Exercise details:
Repeat, exactly and completely, the material that follows. Omit the pictures.

━━━

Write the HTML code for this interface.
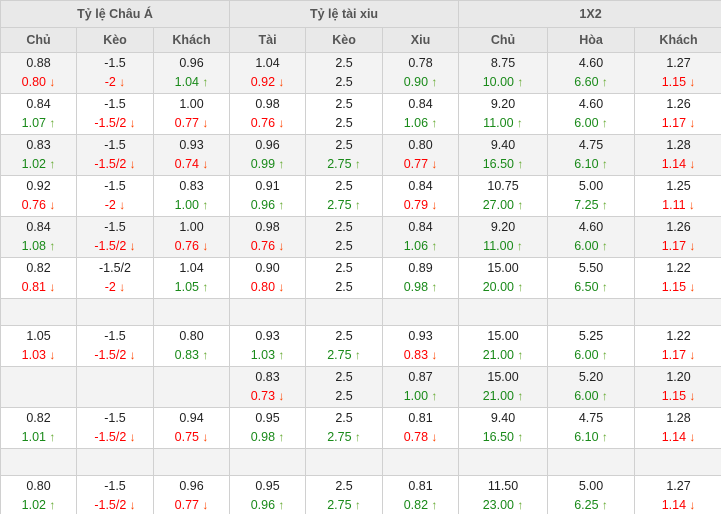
<!DOCTYPE html>
<html><head><meta charset="utf-8"><style>
html,body{margin:0;padding:0;background:#fff;width:721px;height:514px;overflow:hidden}
table{border-collapse:collapse;table-layout:fixed;width:722px;font-family:"Liberation Sans",sans-serif;font-size:12.5px;color:#222}
td,th{border:1px solid #d0d0d0;text-align:center;padding:0;line-height:19px;box-sizing:border-box}
th{background:#e9e9e9;color:#555;font-weight:bold;font-size:12.5px}
tr.h1 th{height:27px}
tr.h2 th{height:25px}
tr.r td{height:41px}
tr.e td{height:27px;background:#f3f3f3}
tr.g td{background:#f3f3f3}
i{font-style:normal}
i.d{color:#f00}
i.u{color:#1a8a1a}
i.d::after{content:" \2193";color:#f40;font-weight:bold;font-size:12px}
i.u::after{content:" \2191";color:#6a3;font-weight:bold;font-size:12px}
</style></head><body>
<table>
<colgroup><col style="width:76px"><col style="width:77px"><col style="width:76px"><col style="width:76px"><col style="width:77px"><col style="width:76px"><col style="width:89px"><col style="width:87px"><col style="width:88px"></colgroup>
<tr class="h1"><th colspan="3">Tỷ lệ Châu Á</th><th colspan="3">Tỷ lệ tài xiu</th><th colspan="3">1X2</th></tr>
<tr class="h2"><th>Chủ</th><th>Kèo</th><th>Khách</th><th>Tài</th><th>Kèo</th><th>Xiu</th><th>Chủ</th><th>Hòa</th><th>Khách</th></tr>
<tr class="r g"><td>0.88<br><i class="d">0.80</i></td><td>-1.5<br><i class="d">-2</i></td><td>0.96<br><i class="u">1.04</i></td><td>1.04<br><i class="d">0.92</i></td><td>2.5<br>2.5</td><td>0.78<br><i class="u">0.90</i></td><td>8.75<br><i class="u">10.00</i></td><td>4.60<br><i class="u">6.60</i></td><td>1.27<br><i class="d">1.15</i></td></tr>
<tr class="r"><td>0.84<br><i class="u">1.07</i></td><td>-1.5<br><i class="d">-1.5/2</i></td><td>1.00<br><i class="d">0.77</i></td><td>0.98<br><i class="d">0.76</i></td><td>2.5<br>2.5</td><td>0.84<br><i class="u">1.06</i></td><td>9.20<br><i class="u">11.00</i></td><td>4.60<br><i class="u">6.00</i></td><td>1.26<br><i class="d">1.17</i></td></tr>
<tr class="r g"><td>0.83<br><i class="u">1.02</i></td><td>-1.5<br><i class="d">-1.5/2</i></td><td>0.93<br><i class="d">0.74</i></td><td>0.96<br><i class="u">0.99</i></td><td>2.5<br><i class="u">2.75</i></td><td>0.80<br><i class="d">0.77</i></td><td>9.40<br><i class="u">16.50</i></td><td>4.75<br><i class="u">6.10</i></td><td>1.28<br><i class="d">1.14</i></td></tr>
<tr class="r"><td>0.92<br><i class="d">0.76</i></td><td>-1.5<br><i class="d">-2</i></td><td>0.83<br><i class="u">1.00</i></td><td>0.91<br><i class="u">0.96</i></td><td>2.5<br><i class="u">2.75</i></td><td>0.84<br><i class="d">0.79</i></td><td>10.75<br><i class="u">27.00</i></td><td>5.00<br><i class="u">7.25</i></td><td>1.25<br><i class="d">1.11</i></td></tr>
<tr class="r g"><td>0.84<br><i class="u">1.08</i></td><td>-1.5<br><i class="d">-1.5/2</i></td><td>1.00<br><i class="d">0.76</i></td><td>0.98<br><i class="d">0.76</i></td><td>2.5<br>2.5</td><td>0.84<br><i class="u">1.06</i></td><td>9.20<br><i class="u">11.00</i></td><td>4.60<br><i class="u">6.00</i></td><td>1.26<br><i class="d">1.17</i></td></tr>
<tr class="r"><td>0.82<br><i class="d">0.81</i></td><td>-1.5/2<br><i class="d">-2</i></td><td>1.04<br><i class="u">1.05</i></td><td>0.90<br><i class="d">0.80</i></td><td>2.5<br>2.5</td><td>0.89<br><i class="u">0.98</i></td><td>15.00<br><i class="u">20.00</i></td><td>5.50<br><i class="u">6.50</i></td><td>1.22<br><i class="d">1.15</i></td></tr>
<tr class="e"><td></td><td></td><td></td><td></td><td></td><td></td><td></td><td></td><td></td></tr>
<tr class="r"><td>1.05<br><i class="d">1.03</i></td><td>-1.5<br><i class="d">-1.5/2</i></td><td>0.80<br><i class="u">0.83</i></td><td>0.93<br><i class="u">1.03</i></td><td>2.5<br><i class="u">2.75</i></td><td>0.93<br><i class="d">0.83</i></td><td>15.00<br><i class="u">21.00</i></td><td>5.25<br><i class="u">6.00</i></td><td>1.22<br><i class="d">1.17</i></td></tr>
<tr class="r g"><td></td><td></td><td></td><td>0.83<br><i class="d">0.73</i></td><td>2.5<br>2.5</td><td>0.87<br><i class="u">1.00</i></td><td>15.00<br><i class="u">21.00</i></td><td>5.20<br><i class="u">6.00</i></td><td>1.20<br><i class="d">1.15</i></td></tr>
<tr class="r"><td>0.82<br><i class="u">1.01</i></td><td>-1.5<br><i class="d">-1.5/2</i></td><td>0.94<br><i class="d">0.75</i></td><td>0.95<br><i class="u">0.98</i></td><td>2.5<br><i class="u">2.75</i></td><td>0.81<br><i class="d">0.78</i></td><td>9.40<br><i class="u">16.50</i></td><td>4.75<br><i class="u">6.10</i></td><td>1.28<br><i class="d">1.14</i></td></tr>
<tr class="e"><td></td><td></td><td></td><td></td><td></td><td></td><td></td><td></td><td></td></tr>
<tr class="r"><td>0.80<br><i class="u">1.02</i></td><td>-1.5<br><i class="d">-1.5/2</i></td><td>0.96<br><i class="d">0.77</i></td><td>0.95<br><i class="u">0.96</i></td><td>2.5<br><i class="u">2.75</i></td><td>0.81<br><i class="u">0.82</i></td><td>11.50<br><i class="u">23.00</i></td><td>5.00<br><i class="u">6.25</i></td><td>1.27<br><i class="d">1.14</i></td></tr>
</table>
</body></html>
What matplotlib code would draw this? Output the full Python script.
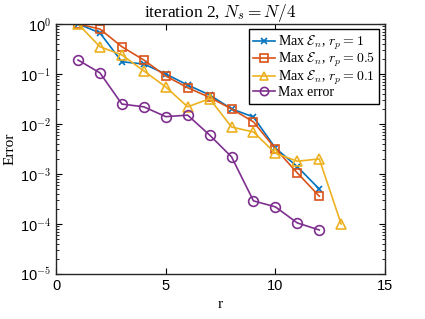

━━━

Output of the exercise:
Write the HTML code for this interface.
<!DOCTYPE html>
<html><head><meta charset="utf-8"><style>
html,body{margin:0;padding:0;background:#fff;width:721px;height:514px;overflow:hidden}
table{border-collapse:collapse;table-layout:fixed;width:722px;font-family:"Liberation Sans",sans-serif;font-size:12.5px;color:#222}
td,th{border:1px solid #d0d0d0;text-align:center;padding:0;line-height:19px;box-sizing:border-box}
th{background:#e9e9e9;color:#555;font-weight:bold;font-size:12.5px}
tr.h1 th{height:27px}
tr.h2 th{height:25px}
tr.r td{height:41px}
tr.e td{height:27px;background:#f3f3f3}
tr.g td{background:#f3f3f3}
i{font-style:normal}
i.d{color:#f00}
i.u{color:#1a8a1a}
i.d::after{content:" \2193";color:#f40;font-weight:bold;font-size:12px}
i.u::after{content:" \2191";color:#6a3;font-weight:bold;font-size:12px}
</style></head><body>
<table>
<colgroup><col style="width:76px"><col style="width:77px"><col style="width:76px"><col style="width:76px"><col style="width:77px"><col style="width:76px"><col style="width:89px"><col style="width:87px"><col style="width:88px"></colgroup>
<tr class="h1"><th colspan="3">Tỷ lệ Châu Á</th><th colspan="3">Tỷ lệ tài xiu</th><th colspan="3">1X2</th></tr>
<tr class="h2"><th>Chủ</th><th>Kèo</th><th>Khách</th><th>Tài</th><th>Kèo</th><th>Xiu</th><th>Chủ</th><th>Hòa</th><th>Khách</th></tr>
<tr class="r g"><td>0.88<br><i class="d">0.80</i></td><td>-1.5<br><i class="d">-2</i></td><td>0.96<br><i class="u">1.04</i></td><td>1.04<br><i class="d">0.92</i></td><td>2.5<br>2.5</td><td>0.78<br><i class="u">0.90</i></td><td>8.75<br><i class="u">10.00</i></td><td>4.60<br><i class="u">6.60</i></td><td>1.27<br><i class="d">1.15</i></td></tr>
<tr class="r"><td>0.84<br><i class="u">1.07</i></td><td>-1.5<br><i class="d">-1.5/2</i></td><td>1.00<br><i class="d">0.77</i></td><td>0.98<br><i class="d">0.76</i></td><td>2.5<br>2.5</td><td>0.84<br><i class="u">1.06</i></td><td>9.20<br><i class="u">11.00</i></td><td>4.60<br><i class="u">6.00</i></td><td>1.26<br><i class="d">1.17</i></td></tr>
<tr class="r g"><td>0.83<br><i class="u">1.02</i></td><td>-1.5<br><i class="d">-1.5/2</i></td><td>0.93<br><i class="d">0.74</i></td><td>0.96<br><i class="u">0.99</i></td><td>2.5<br><i class="u">2.75</i></td><td>0.80<br><i class="d">0.77</i></td><td>9.40<br><i class="u">16.50</i></td><td>4.75<br><i class="u">6.10</i></td><td>1.28<br><i class="d">1.14</i></td></tr>
<tr class="r"><td>0.92<br><i class="d">0.76</i></td><td>-1.5<br><i class="d">-2</i></td><td>0.83<br><i class="u">1.00</i></td><td>0.91<br><i class="u">0.96</i></td><td>2.5<br><i class="u">2.75</i></td><td>0.84<br><i class="d">0.79</i></td><td>10.75<br><i class="u">27.00</i></td><td>5.00<br><i class="u">7.25</i></td><td>1.25<br><i class="d">1.11</i></td></tr>
<tr class="r g"><td>0.84<br><i class="u">1.08</i></td><td>-1.5<br><i class="d">-1.5/2</i></td><td>1.00<br><i class="d">0.76</i></td><td>0.98<br><i class="d">0.76</i></td><td>2.5<br>2.5</td><td>0.84<br><i class="u">1.06</i></td><td>9.20<br><i class="u">11.00</i></td><td>4.60<br><i class="u">6.00</i></td><td>1.26<br><i class="d">1.17</i></td></tr>
<tr class="r"><td>0.82<br><i class="d">0.81</i></td><td>-1.5/2<br><i class="d">-2</i></td><td>1.04<br><i class="u">1.05</i></td><td>0.90<br><i class="d">0.80</i></td><td>2.5<br>2.5</td><td>0.89<br><i class="u">0.98</i></td><td>15.00<br><i class="u">20.00</i></td><td>5.50<br><i class="u">6.50</i></td><td>1.22<br><i class="d">1.15</i></td></tr>
<tr class="e"><td></td><td></td><td></td><td></td><td></td><td></td><td></td><td></td><td></td></tr>
<tr class="r"><td>1.05<br><i class="d">1.03</i></td><td>-1.5<br><i class="d">-1.5/2</i></td><td>0.80<br><i class="u">0.83</i></td><td>0.93<br><i class="u">1.03</i></td><td>2.5<br><i class="u">2.75</i></td><td>0.93<br><i class="d">0.83</i></td><td>15.00<br><i class="u">21.00</i></td><td>5.25<br><i class="u">6.00</i></td><td>1.22<br><i class="d">1.17</i></td></tr>
<tr class="r g"><td></td><td></td><td></td><td>0.83<br><i class="d">0.73</i></td><td>2.5<br>2.5</td><td>0.87<br><i class="u">1.00</i></td><td>15.00<br><i class="u">21.00</i></td><td>5.20<br><i class="u">6.00</i></td><td>1.20<br><i class="d">1.15</i></td></tr>
<tr class="r"><td>0.82<br><i class="u">1.01</i></td><td>-1.5<br><i class="d">-1.5/2</i></td><td>0.94<br><i class="d">0.75</i></td><td>0.95<br><i class="u">0.98</i></td><td>2.5<br><i class="u">2.75</i></td><td>0.81<br><i class="d">0.78</i></td><td>9.40<br><i class="u">16.50</i></td><td>4.75<br><i class="u">6.10</i></td><td>1.28<br><i class="d">1.14</i></td></tr>
<tr class="e"><td></td><td></td><td></td><td></td><td></td><td></td><td></td><td></td><td></td></tr>
<tr class="r"><td>0.80<br><i class="u">1.02</i></td><td>-1.5<br><i class="d">-1.5/2</i></td><td>0.96<br><i class="d">0.77</i></td><td>0.95<br><i class="u">0.96</i></td><td>2.5<br><i class="u">2.75</i></td><td>0.81<br><i class="u">0.82</i></td><td>11.50<br><i class="u">23.00</i></td><td>5.00<br><i class="u">6.25</i></td><td>1.27<br><i class="d">1.14</i></td></tr>
</table>
</body></html>
What matplotlib code would draw this? Output the full Python script.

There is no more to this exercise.